Every spring, we get a number of calls regarding discolored and unhealthy leaves on trees. We covered Anthracnose in an earlier article, which is a common fungal issue with trees.
Lately, I’ve seen an uptick in another fungal infection- Powdery mildew.
Powdery mildew is a very common infection amongst trees and shrubs in the Richmond area, with Dogwoods seeming to be the most frequent hosts. It’s distinctive white, dusty film can often be seen on the leaves of trees that spend most of their time in the shade or with limited airflow. Sometimes this is about the extent of what an infection will do, but frequently it is followed by curled, stunted, and scorched-looking leaves. Lately, I’ve seen quite a few Dogwoods (especially in the city) with brown curled leaves lower in the canopy while the upper portion (where airflow and sun hit the tree) looks fine.
While powdery mildew can make your tree look pretty terrible unless there are other stressing factors the infection is not lethal. More often than not the disease is considered “cosmetic”.

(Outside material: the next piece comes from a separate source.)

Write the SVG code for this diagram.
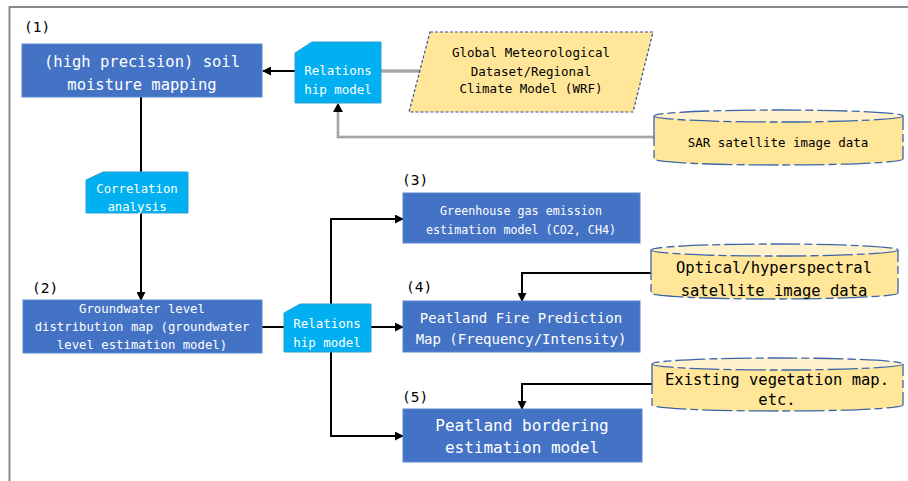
<svg xmlns="http://www.w3.org/2000/svg" width="908" height="481" viewBox="0 0 908 481">
  <defs>
    <marker id="arrow" viewBox="0 0 10 10" refX="9" refY="5" markerWidth="9" markerHeight="9" markerUnits="userSpaceOnUse" orient="auto">
      <path d="M0,0 L10,5 L0,10 z" fill="#000"/>
    </marker>
    <style>
      .frame { fill: none; stroke: #8a8a8a; stroke-width: 2; }
      .box { fill: #4472C4; stroke: #5a86d0; stroke-width: 1; }
      .rel { fill: #00B0F0; stroke: #2a9fd6; stroke-width: 1; }
      .data { fill: #FFE699; stroke: #3d64a8; stroke-width: 1.3; stroke-dasharray: 30 4 8 4; }
      .datatop { fill: #FFF2CC; stroke: #3d64a8; stroke-width: 1.3; stroke-dasharray: 30 4 8 4; }
      .para { fill: #FFE699; stroke: #2f5597; stroke-width: 1.2; stroke-dasharray: 3 2; }
      .wire { fill: none; stroke: #000; stroke-width: 2; }
      .gray { fill: none; stroke: #858585; stroke-width: 3; }
      .grayin { fill: none; stroke: #c8c8c8; stroke-width: 1; }
      .mono { font-family: "DejaVu Sans Mono", "Liberation Mono", monospace; }
      .wt { fill: #fff; text-anchor: middle; }
      .bk { fill: #000; text-anchor: middle; }
      .num { font-family: "DejaVu Sans Mono", "Liberation Mono", monospace; font-size: 14.5px; fill: #000; }
    </style>
  </defs>

  <rect width="908" height="481" fill="#fff"/>
  <path class="frame" d="M908,7 H9.5 V481"/>

  <!-- connectors -->
  <g id="connectors">
    <line class="wire" x1="295" y1="71" x2="263" y2="71" marker-end="url(#arrow)"/>
    <line class="gray" x1="381" y1="71" x2="422" y2="71"/>
    <line class="grayin" x1="381" y1="71" x2="422" y2="71"/>
    <path class="gray" style="stroke-width:2.5" d="M654,137 H338 V110"/>
    <path class="grayin" d="M654,137 H338 V110"/>
    <path d="M333,112 L338,103 L343,112 z" fill="#000"/>
    <line class="wire" x1="141" y1="97" x2="141" y2="172"/>
    <line class="wire" x1="141" y1="213" x2="141" y2="300" marker-end="url(#arrow)"/>
    <line class="wire" x1="262" y1="327" x2="284" y2="327"/>
    <line class="wire" x1="371" y1="327" x2="403" y2="327" marker-end="url(#arrow)"/>
    <path class="wire" d="M331,304 V219 H403" marker-end="url(#arrow)"/>
    <path class="wire" d="M331,352 V436 H403" marker-end="url(#arrow)"/>
    <path class="wire" d="M651,273 H522 V301" marker-end="url(#arrow)"/>
    <path class="wire" d="M652,384 H522 V409" marker-end="url(#arrow)"/>
  </g>

  <!-- (1) soil moisture mapping -->
  <g id="node1">
    <text class="num" x="24" y="32">(1)</text>
    <rect class="box" x="22" y="44" width="240" height="53"/>
    <text class="mono wt" font-size="15.5" x="142" y="67">(high precision) soil</text>
    <text class="mono wt" font-size="15.5" x="142" y="90">moisture mapping</text>
  </g>

  <!-- relationship model (upper) -->
  <g id="rel1">
    <path class="rel" d="M295,53 L312,42 H381 V103 H295 z"/>
    <text class="mono wt" font-size="12.5" x="338" y="75">Relations</text>
    <text class="mono wt" font-size="12.5" x="338" y="94">hip model</text>
  </g>

  <!-- climate dataset -->
  <g id="climate">
    <path class="para" d="M430,32 H653 L633,112 H409 z"/>
    <text class="mono bk" font-size="12.5" x="531" y="57">Global Meteorological</text>
    <text class="mono bk" font-size="12.5" x="531" y="76">Dataset/Regional</text>
    <text class="mono bk" font-size="12.5" x="531" y="93">Climate Model (WRF)</text>
  </g>

  <!-- SAR data -->
  <g id="sar">
    <path class="data" d="M654,116 V159 A124.5,6 0 0 0 903,159 V116"/>
    <ellipse class="datatop" cx="778.5" cy="116" rx="124.5" ry="6"/>
    <text class="mono bk" font-size="12.5" x="778" y="147">SAR satellite image data</text>
  </g>

  <!-- correlation analysis -->
  <g id="correlation">
    <path class="rel" d="M86,180 L103,172 H188 V213 H86 z"/>
    <text class="mono wt" font-size="12.3" x="137" y="193">Correlation</text>
    <text class="mono wt" font-size="12.3" x="137" y="211">analysis</text>
  </g>

  <!-- (2) groundwater map -->
  <g id="node2">
    <text class="num" x="32" y="293">(2)</text>
    <rect class="box" x="23" y="300" width="239" height="53"/>
    <text class="mono wt" font-size="12.3" x="142" y="313">Groundwater level</text>
    <text class="mono wt" font-size="12.3" x="142" y="331">distribution map (groundwater</text>
    <text class="mono wt" font-size="12.3" x="142" y="349">level estimation model)</text>
  </g>

  <!-- relationship model (lower) -->
  <g id="rel2">
    <path class="rel" d="M284,313 L300,304 H371 V352 H284 z"/>
    <text class="mono wt" font-size="12.5" x="327" y="328">Relations</text>
    <text class="mono wt" font-size="12.5" x="327" y="347">hip model</text>
  </g>

  <!-- (3) greenhouse gas -->
  <g id="node3">
    <text class="num" x="402" y="185">(3)</text>
    <rect class="box" x="403" y="193" width="237" height="50"/>
    <text class="mono wt" font-size="11.7" x="521" y="215">Greenhouse gas emission</text>
    <text class="mono wt" font-size="11.7" x="521" y="234">estimation model (CO2, CH4)</text>
  </g>

  <!-- optical data -->
  <g id="optical">
    <path class="data" d="M651,250 V293 A123.5,6 0 0 0 898,293 V250"/>
    <ellipse class="datatop" cx="774.5" cy="250" rx="123.5" ry="6"/>
    <text class="mono bk" font-size="15.5" x="774" y="273">Optical/hyperspectral</text>
    <text class="mono bk" font-size="15.5" x="774" y="296">satellite image data</text>
  </g>

  <!-- (4) fire prediction -->
  <g id="node4">
    <text class="num" x="406" y="292">(4)</text>
    <rect class="box" x="403" y="301" width="237" height="51"/>
    <text class="mono wt" font-size="14" x="521" y="323">Peatland Fire Prediction</text>
    <text class="mono wt" font-size="14" x="521" y="344">Map (Frequency/Intensity)</text>
  </g>

  <!-- vegetation data -->
  <g id="vegetation">
    <path class="data" d="M652,364 V405 A125.5,6 0 0 0 903,405 V364"/>
    <ellipse class="datatop" cx="777.5" cy="364" rx="125.5" ry="6"/>
    <text class="mono bk" font-size="15.5" x="777" y="385">Existing vegetation map.</text>
    <text class="mono bk" font-size="15.5" x="777" y="405">etc.</text>
  </g>

  <!-- (5) bordering model -->
  <g id="node5">
    <text class="num" x="402" y="402">(5)</text>
    <rect class="box" x="403" y="409" width="239" height="53"/>
    <text class="mono wt" font-size="16" x="522" y="431">Peatland bordering</text>
    <text class="mono wt" font-size="16" x="522" y="453">estimation model</text>
  </g>
</svg>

There are a few very easy ways to help manage an infection. The first is to dispose of any affected leaf debris that’s fallen to the ground, in order to keep the fungal spores from continuing into the next season. Pruning overstory trees for better light and airflow penetration can also be a big help. If you’re thinking about planting a new tree but have concerns about powdery mildew, there are quite a few resistant varieties of trees nowadays. In very severe cases, treating your tree with a fungicide might be necessary.